Menjadi yang terdahulu dengan status dan kuasa berkecamuk dalam hati para murid. Nafsu serakah dan kuasa menjadi simbol dari keegoisan manusia. Keegoisan membuat hati nurani mereka menjadi tumpul. Yesus segera menyadari hal ini dan mengambil seorang anak kecil ke tengah-tengah mereka. Yesus ingin membuka mata hati nurani mereka tentang arti kekuasaan atau kemuliaan yang sesungguhnya. Simbol anak kecil ini semata-mata bukan soal kemurnian ataupun kepolosan, melainkan status anak yang memang masih remaja, yakni sebagai anak yang masih harus dibimbing dan belum mempunyai hak-hak sepenuhnya.
Jadi, Yesus mengemukakan suatu tata hubungan antar manusia yang baru: menyambut anak kecil dalam nama-Nya, berarti menyambut Yesus; menyambut Dia berarti menyambut Allah sendiri (bdk. ay. 37). Inilah kemuliaan yang sesungguhnya. Kemuliaan yang membongkar tumpulnya hati nurani.
Dalam keseharian, hasrat terkenal, menjadi kaya raya, disanjung karena kehebatan kita, diakui di mana-mana menjadi dambaan setiap orang. Memang hal tersebut bukan masalah, apalagi dosa. Namun menjadi sandungan ketika hal tersebut menunjukkan sebuah keegoisan dan menumpulkan hati nurani. Yesus, dalam bulan Kitab Suci ini mengundang kita untuk mau menderita demi kemuliaan yang sesungguhnya dengan mengalahkan diri kita sendiri (egosentrisme) dan memiliki hati nurani yang peka dan tajam.

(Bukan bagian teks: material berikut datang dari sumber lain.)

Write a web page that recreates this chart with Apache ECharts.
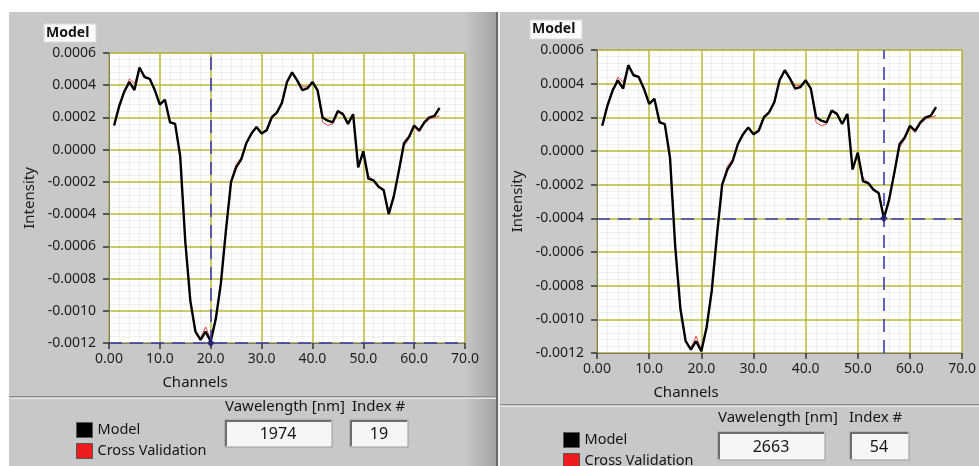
<!DOCTYPE html>
<html>
<head>
<meta charset="utf-8">
<title>Model / Cross Validation</title>
<script src="https://cdn.jsdelivr.net/npm/echarts@6/dist/echarts.min.js"></script>
<style>
  html, body { margin: 0; padding: 0; background: #fff; }
  #chart { width: 979px; height: 466px; }
</style>
</head>
<body>
<div id="chart"></div>
<script>
const channels = [
  1, 2, 3, 4, 5, 6, 7, 8, 9, 10, 11, 12, 13, 14, 15, 16, 17, 18, 19, 20,
  21, 22, 23, 24, 25, 26, 27, 28, 29, 30, 31, 32, 33, 34, 35, 36, 37, 38, 39, 40,
  41, 42, 43, 44, 45, 46, 47, 48, 49, 50, 51, 52, 53, 54, 55, 56, 57, 58, 59, 60,
  61, 62, 63, 64, 65
];
const modelValues = [
  0.00015, 0.00027, 0.00036, 0.00042, 0.00037, 0.00051, 0.00045, 0.00044, 0.00037, 0.00028,
  0.00031, 0.00017, 0.00016, -0.00004, -0.00057, -0.00094, -0.00113, -0.00118, -0.00113, -0.00119,
  -0.00105, -0.00083, -0.00050, -0.00020, -0.00011, -0.00006, 0.00004, 0.00010, 0.00014, 0.00010,
  0.00012, 0.00020, 0.00023, 0.00029, 0.00042, 0.00048, 0.00043, 0.00037, 0.00038, 0.00042,
  0.00037, 0.00020, 0.00018, 0.00017, 0.00024, 0.00022, 0.00016, 0.00022, -0.00011, -0.00001,
  -0.00018, -0.00019, -0.00023, -0.00025, -0.00040, -0.00029, -0.00013, 0.00004, 0.00008, 0.00015,
  0.00012, 0.00017, 0.00020, 0.00021, 0.00026
];
const crossValidation = [
  0.00015, 0.00026, 0.00035, 0.00044, 0.00041, 0.00050, 0.00046, 0.00044, 0.00037, 0.00028,
  0.00031, 0.00018, 0.00016, -0.00004, -0.00057, -0.00094, -0.00113, -0.00117, -0.00110, -0.00118,
  -0.00105, -0.00083, -0.00050, -0.00019, -0.00009, -0.00005, 0.00004, 0.00009, 0.00014, 0.00010,
  0.00013, 0.00021, 0.00023, 0.00030, 0.00042, 0.00047, 0.00043, 0.00039, 0.00039, 0.00041,
  0.00037, 0.00017, 0.00015, 0.00016, 0.00023, 0.00023, 0.00016, 0.00021, -0.00010, -0.00002,
  -0.00016, -0.00019, -0.00022, -0.00026, -0.00039, -0.00028, -0.00014, 0.00002, 0.00007, 0.00014,
  0.00011, 0.00016, 0.00019, 0.00020, 0.00021
];
const xTickLabels = ['0.00', '10.0', '20.0', '30.0', '40.0', '50.0', '60.0', '70.0'];
const yTickLabels = ['-0.0012', '-0.0010', '-0.0008', '-0.0006', '-0.0004', '-0.0002', '0.0000', '0.0002', '0.0004', '0.0006'];
// cursor position, wavelength and index shown under each graph
const cursorLeft = { x: 20, y: -0.0012, wavelength: '1974', index: '19' };
const cursorRight = { x: 55, y: -0.0004, wavelength: '2663', index: '54' };

const FONT = '"Noto Sans", "DejaVu Sans", sans-serif';
const chart = echarts.init(document.getElementById('chart'), null, { renderer: 'canvas' });

function xAxisFor(gridIndex) {
  return {
    type: 'value', gridIndex: gridIndex, min: 0, max: 70, interval: 10,
    axisLine: { show: true, onZero: false, lineStyle: { color: '#7a7a7a', width: 1 } },
    axisTick: { show: true, inside: false, length: 6, lineStyle: { color: '#333', width: 1.5 } },
    minorTick: { show: true, splitNumber: 5, length: 0 },
    minorSplitLine: { show: true, lineStyle: { color: 'rgba(0,0,0,0.06)', width: 1 } },
    splitLine: { show: true, lineStyle: { color: '#bcb83a', width: 1.5 } },
    axisLabel: {
      margin: 9, fontFamily: FONT, fontSize: 14, color: '#1e1e1e',
      formatter: v => xTickLabels[Math.round(v / 10)]
    }
  };
}
function yAxisFor(gridIndex) {
  return {
    type: 'value', gridIndex: gridIndex, min: -0.0012, max: 0.0006, interval: 0.0002,
    name: 'Intensity', nameLocation: 'middle', nameGap: 72,
    nameTextStyle: { fontFamily: FONT, fontSize: 15, color: '#1e1e1e' },
    axisLine: { show: true, onZero: false, lineStyle: { color: '#7a7a7a', width: 1 } },
    axisTick: { show: true, length: 6, lineStyle: { color: '#333', width: 1.5 } },
    minorTick: { show: true, splitNumber: 5, length: 0 },
    minorSplitLine: { show: true, lineStyle: { color: 'rgba(0,0,0,0.06)', width: 1 } },
    splitLine: { show: true, lineStyle: { color: '#bcb83a', width: 1.5 } },
    axisLabel: {
      margin: 13, fontFamily: FONT, fontSize: 14, color: '#1e1e1e',
      formatter: v => yTickLabels[Math.round((v + 0.0012) / 0.0002)]
    }
  };
}

function seriesFor(axisIndex, cursor) {
  const cv = channels.map((c, i) => [c, crossValidation[i]]);
  const model = channels.map((c, i) => [c, modelValues[i]]);
  return [
    {
      name: 'Cross Validation', type: 'line', xAxisIndex: axisIndex, yAxisIndex: axisIndex,
      data: cv, symbol: 'none', color: '#ee1c1c',
      lineStyle: { color: '#e34848', width: 1 }, z: 3
    },
    {
      name: 'Model', type: 'line', xAxisIndex: axisIndex, yAxisIndex: axisIndex,
      data: model, symbol: 'none', color: '#000',
      lineStyle: { color: '#000', width: 2.4 }, z: 4,
      markLine: {
        silent: true, symbol: 'none', animation: false,
        label: { show: false },
        lineStyle: { color: '#3c3cb4', width: 1.6, type: [13, 8] },
        data: [
          [{ coord: [cursor.x, -0.0012] }, { coord: [cursor.x, 0.0006] }],
          [{ coord: [0, cursor.y] }, { coord: [70, cursor.y] }]
        ]
      }
    },
    {
      name: 'Cursor', type: 'scatter', xAxisIndex: axisIndex, yAxisIndex: axisIndex,
      data: [[cursor.x, cursor.y]], symbol: 'diamond', symbolSize: 8,
      itemStyle: { color: '#17176a' }, z: 5, silent: true
    }
  ];
}

function legendFor(left, top) {
  return {
    left: left, top: top, orient: 'vertical', selectedMode: false, height: 60,
    data: ['Model', 'Cross Validation'], icon: 'rect',
    itemWidth: 16, itemHeight: 15, itemGap: 5,
    itemStyle: { borderColor: '#555', borderWidth: 1 },
    textStyle: { fontFamily: FONT, fontSize: 14.5, lineHeight: 15, color: '#151515' }
  };
}

function textEl(x, y, text, size, align, weight) {
  return {
    type: 'text', x: x, y: y, silent: true,
    style: {
      text: text, fill: '#151515', fontFamily: FONT, fontSize: size,
      fontWeight: weight || 'normal', textAlign: align || 'left', textVerticalAlign: 'middle'
    }
  };
}
function boxEl(x, y, w, h) {
  return [
    { type: 'rect', shape: { x: x, y: y, width: w, height: h }, style: { fill: '#f6f6f6', stroke: '#9a9a9a', lineWidth: 1 }, silent: true },
    { type: 'polyline', shape: { points: [[x + 1, y + h - 1], [x + 1, y + 1], [x + w - 1, y + 1]] }, style: { stroke: '#6e6e6e', lineWidth: 2, fill: null }, silent: true }
  ];
}

const graphics = [
  // white margins around the two panels
  { type: 'rect', shape: { x: 0, y: 0, width: 979, height: 12 }, style: { fill: '#fff' }, silent: true },
  { type: 'rect', shape: { x: 0, y: 0, width: 9, height: 466 }, style: { fill: '#fff' }, silent: true },
  // shaded right edge of the left panel and the divider
  {
    type: 'rect', shape: { x: 466, y: 12, width: 31, height: 454 }, silent: true,
    style: { fill: new echarts.graphic.LinearGradient(0, 0, 1, 0, [{ offset: 0, color: '#c6c6c6' }, { offset: 1, color: '#a2a2a2' }]) }
  },
  { type: 'rect', shape: { x: 496, y: 12, width: 2, height: 454 }, style: { fill: '#6a6a6a' }, silent: true },
  { type: 'rect', shape: { x: 498, y: 12, width: 2, height: 454 }, style: { fill: '#efefef' }, silent: true },
  // separators above the bottom controls
  { type: 'rect', shape: { x: 9, y: 396, width: 487, height: 1.5 }, style: { fill: '#8c8c8c' }, silent: true },
  { type: 'rect', shape: { x: 9, y: 397.5, width: 487, height: 1.5 }, style: { fill: '#e6e6e6' }, silent: true },
  { type: 'rect', shape: { x: 500, y: 404, width: 479, height: 1.5 }, style: { fill: '#8c8c8c' }, silent: true },
  { type: 'rect', shape: { x: 500, y: 405.5, width: 479, height: 1.5 }, style: { fill: '#e6e6e6' }, silent: true },
  // graph captions
  { type: 'rect', shape: { x: 44, y: 24, width: 52, height: 18 }, style: { fill: '#fbfbfb', stroke: '#d8d8d8' }, silent: true },
  textEl(46, 33, 'Model', 14, 'left', 'bold'),
  { type: 'rect', shape: { x: 530, y: 20, width: 52, height: 19 }, style: { fill: '#fbfbfb', stroke: '#d8d8d8' }, silent: true },
  textEl(532, 29.5, 'Model', 14, 'left', 'bold'),
  // x axis names
  textEl(195, 383, 'Channels', 15, 'center'),
  textEl(686, 393, 'Channels', 15, 'center'),
  // cursor readouts
  textEl(225, 407, 'Vawelength [nm]', 15, 'left'),
  textEl(352, 407, 'Index #', 15, 'left'),
  ...boxEl(225, 420, 107, 27),
  ...boxEl(350, 420, 58, 27),
  textEl(278, 434, cursorLeft.wavelength, 16, 'center'),
  textEl(379, 434, cursorLeft.index, 16, 'center'),
  textEl(718, 418, 'Vawelength [nm]', 15, 'left'),
  textEl(849, 418, 'Index #', 15, 'left'),
  ...boxEl(718, 432, 107, 28),
  ...boxEl(850, 432, 59, 28),
  textEl(771, 447, cursorRight.wavelength, 16, 'center'),
  textEl(879, 447, cursorRight.index, 16, 'center')
];

const option = {
  backgroundColor: '#c8c8c8',
  animation: false,
  grid: [
    { left: 109, top: 53, width: 356, height: 290, show: true, backgroundColor: '#fff', borderColor: '#9a9a9a', borderWidth: 1 },
    { left: 597, top: 50, width: 372, height: 303, show: true, backgroundColor: '#fff', borderColor: '#9a9a9a', borderWidth: 1 }
  ],
  xAxis: [xAxisFor(0), xAxisFor(1)],
  yAxis: [yAxisFor(0), yAxisFor(1)],
  legend: [legendFor(71, 417), legendFor(558, 427)],
  series: [...seriesFor(0, cursorLeft), ...seriesFor(1, cursorRight)],
  graphic: graphics
};

chart.setOption(option);
</script>
</body>
</html>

Menurut Rasul Yakobus, kita sebagai murid Yesus membutuhkan suatu “kebijaksanaan hidup yang datang dari atas”, bukan “dari bawah”, yang disebutnya “hawa nafsu”. Sebagai murid Yesus kita harus sanggup menjadi anak kecil untuk menerima “kebijaksanaan dari atas”, yakni ajaran dan teladan hidup serta perbuatan Yesus Kristus.